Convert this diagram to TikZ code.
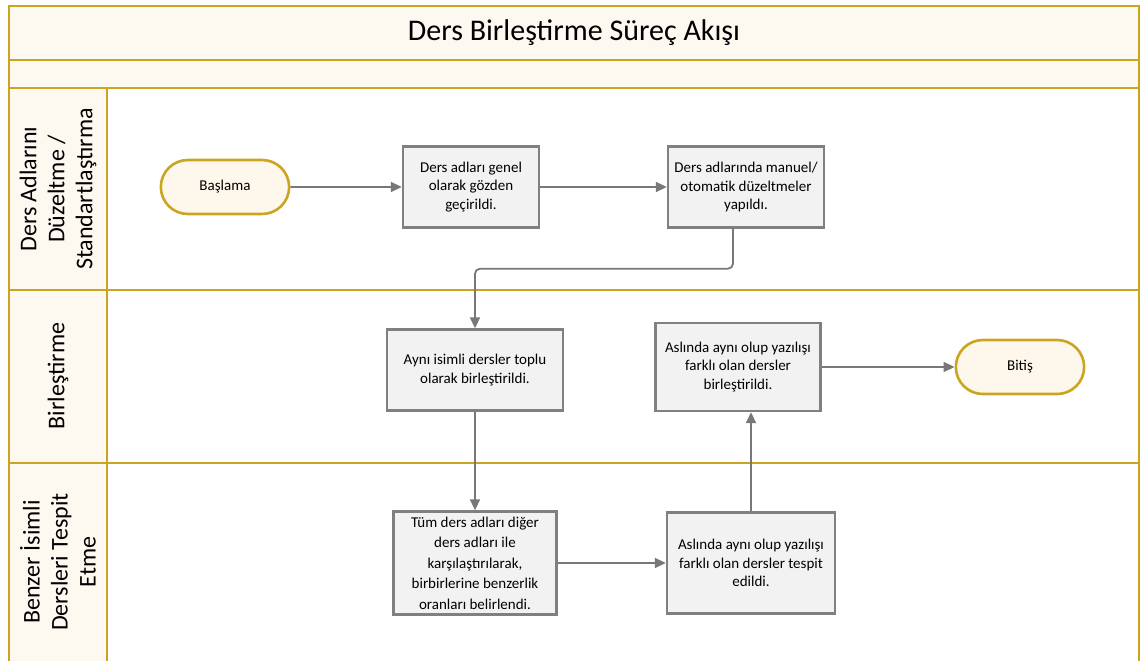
\documentclass[tikz,border=0pt]{standalone}
\usepackage{fontspec}
\setmainfont{Carlito}
\usepackage{xcolor}
\usetikzlibrary{arrows.meta,shapes.misc}

\definecolor{lanegold}{RGB}{203,164,32}
\definecolor{lanefill}{RGB}{253,248,240}
\definecolor{boxfill}{RGB}{242,242,242}
\definecolor{boxline}{RGB}{128,128,128}
\definecolor{termfill}{RGB}{254,248,236}
\definecolor{arrowgray}{RGB}{120,120,120}

\begin{document}
\begin{tikzpicture}[
  x=1pt, y=-1pt,
  every node/.style={font=\fontsize{15}{18.5}\selectfont},
  lane/.style={draw=lanegold, line width=2.6pt},
  lanelbl/.style={rotate=90, align=center, font=\fontsize{24}{28}\selectfont},
  proc/.style={draw=boxline, fill=boxfill, line width=2.4pt, align=center, inner sep=2pt},
  term/.style={rounded rectangle, draw=lanegold, fill=termfill, line width=2.6pt,
               minimum width=135pt, minimum height=54pt},
  arr/.style={-{Triangle[length=11pt, width=10pt]}, draw=arrowgray, line width=1.8pt}
]
\useasboundingbox (0,0) rectangle (1141,661);

% Frame and lanes
\fill[lanefill] (9,6) rectangle (1139,88);
\fill[lanefill] (9,88) rectangle (107,661);
\draw[lane] (9,661) -- (9,6) -- (1139,6) -- (1139,661);
\draw[lane] (9,60) -- (1139,60);
\draw[lane] (9,88) -- (1139,88);
\draw[lane] (9,290) -- (1139,290);
\draw[lane] (9,463) -- (1139,463);
\draw[lane] (107,88) -- (107,661);

\node[font=\fontsize{30}{34}\selectfont] (title) at (574,33) {Ders Birleştirme Süreç Akışı};

\node[lanelbl] (lane1) at (58,189) {Ders Adlarını\\Düzeltme /\\Standartlaştırma};
\node[lanelbl] (lane2) at (58,376) {Birleştirme};
\node[lanelbl] (lane3) at (58,562) {Benzer İsimli\\Dersleri Tespit\\Etme};

% Steps
\node[term] (start) at (225,187) {Başlama};
\node[proc, minimum width=136pt, minimum height=81pt] (review) at (471,187)
  {Ders adları genel\\olarak gözden\\geçirildi.};
\node[proc, minimum width=156pt, minimum height=81pt] (fix) at (746,187)
  {Ders adlarında manuel/\\otomatik düzeltmeler\\yapıldı.};
\node[proc, minimum width=176pt, minimum height=81pt] (merge) at (475,370)
  {Aynı isimli dersler toplu\\olarak birleştirildi.};
\node[proc, minimum width=165pt, minimum height=88pt] (mergesim) at (738,367)
  {Aslında aynı olup yazılışı\\farklı olan dersler\\birleştirildi.};
\node[term] (end) at (1020,367) {Bitiş};
\node[proc, minimum width=163pt, minimum height=103pt, font=\fontsize{15}{20.5}\selectfont] (compare) at (475,563)
  {Tüm ders adları diğer\\ders adları ile\\karşılaştırılarak,\\birbirlerine benzerlik\\oranları belirlendi.};
\node[proc, minimum width=168pt, minimum height=101pt] (detect) at (751,563)
  {Aslında aynı olup yazılışı\\farklı olan dersler tespit\\edildi.};

% Flow
\draw[arr] (start) -- (review);
\draw[arr] (review) -- (fix);
\draw[arr, rounded corners=5pt] ([xshift=-13pt]fix.south) -- ++(0,40) -| (merge.north);
\draw[arr] (merge) -- (compare);
\draw[arr] (compare) -- (detect);
\draw[arr] (detect.north) -- (detect.north |- mergesim.south);
\draw[arr] (mergesim) -- (end);
\end{tikzpicture}
\end{document}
--------
§ **WHAT IS EXPECTED**
Leave out the pictures and repeat exactly the lines from the start of the material through the line that contains "(lane3) at (58,562)", both included.

§ **RESULT FOR THIS TASK**
Convert this diagram to TikZ code.
\documentclass[tikz,border=0pt]{standalone}
\usepackage{fontspec}
\setmainfont{Carlito}
\usepackage{xcolor}
\usetikzlibrary{arrows.meta,shapes.misc}

\definecolor{lanegold}{RGB}{203,164,32}
\definecolor{lanefill}{RGB}{253,248,240}
\definecolor{boxfill}{RGB}{242,242,242}
\definecolor{boxline}{RGB}{128,128,128}
\definecolor{termfill}{RGB}{254,248,236}
\definecolor{arrowgray}{RGB}{120,120,120}

\begin{document}
\begin{tikzpicture}[
  x=1pt, y=-1pt,
  every node/.style={font=\fontsize{15}{18.5}\selectfont},
  lane/.style={draw=lanegold, line width=2.6pt},
  lanelbl/.style={rotate=90, align=center, font=\fontsize{24}{28}\selectfont},
  proc/.style={draw=boxline, fill=boxfill, line width=2.4pt, align=center, inner sep=2pt},
  term/.style={rounded rectangle, draw=lanegold, fill=termfill, line width=2.6pt,
               minimum width=135pt, minimum height=54pt},
  arr/.style={-{Triangle[length=11pt, width=10pt]}, draw=arrowgray, line width=1.8pt}
]
\useasboundingbox (0,0) rectangle (1141,661);

% Frame and lanes
\fill[lanefill] (9,6) rectangle (1139,88);
\fill[lanefill] (9,88) rectangle (107,661);
\draw[lane] (9,661) -- (9,6) -- (1139,6) -- (1139,661);
\draw[lane] (9,60) -- (1139,60);
\draw[lane] (9,88) -- (1139,88);
\draw[lane] (9,290) -- (1139,290);
\draw[lane] (9,463) -- (1139,463);
\draw[lane] (107,88) -- (107,661);

\node[font=\fontsize{30}{34}\selectfont] (title) at (574,33) {Ders Birleştirme Süreç Akışı};

\node[lanelbl] (lane1) at (58,189) {Ders Adlarını\\Düzeltme /\\Standartlaştırma};
\node[lanelbl] (lane2) at (58,376) {Birleştirme};
\node[lanelbl] (lane3) at (58,562) {Benzer İsimli\\Dersleri Tespit\\Etme};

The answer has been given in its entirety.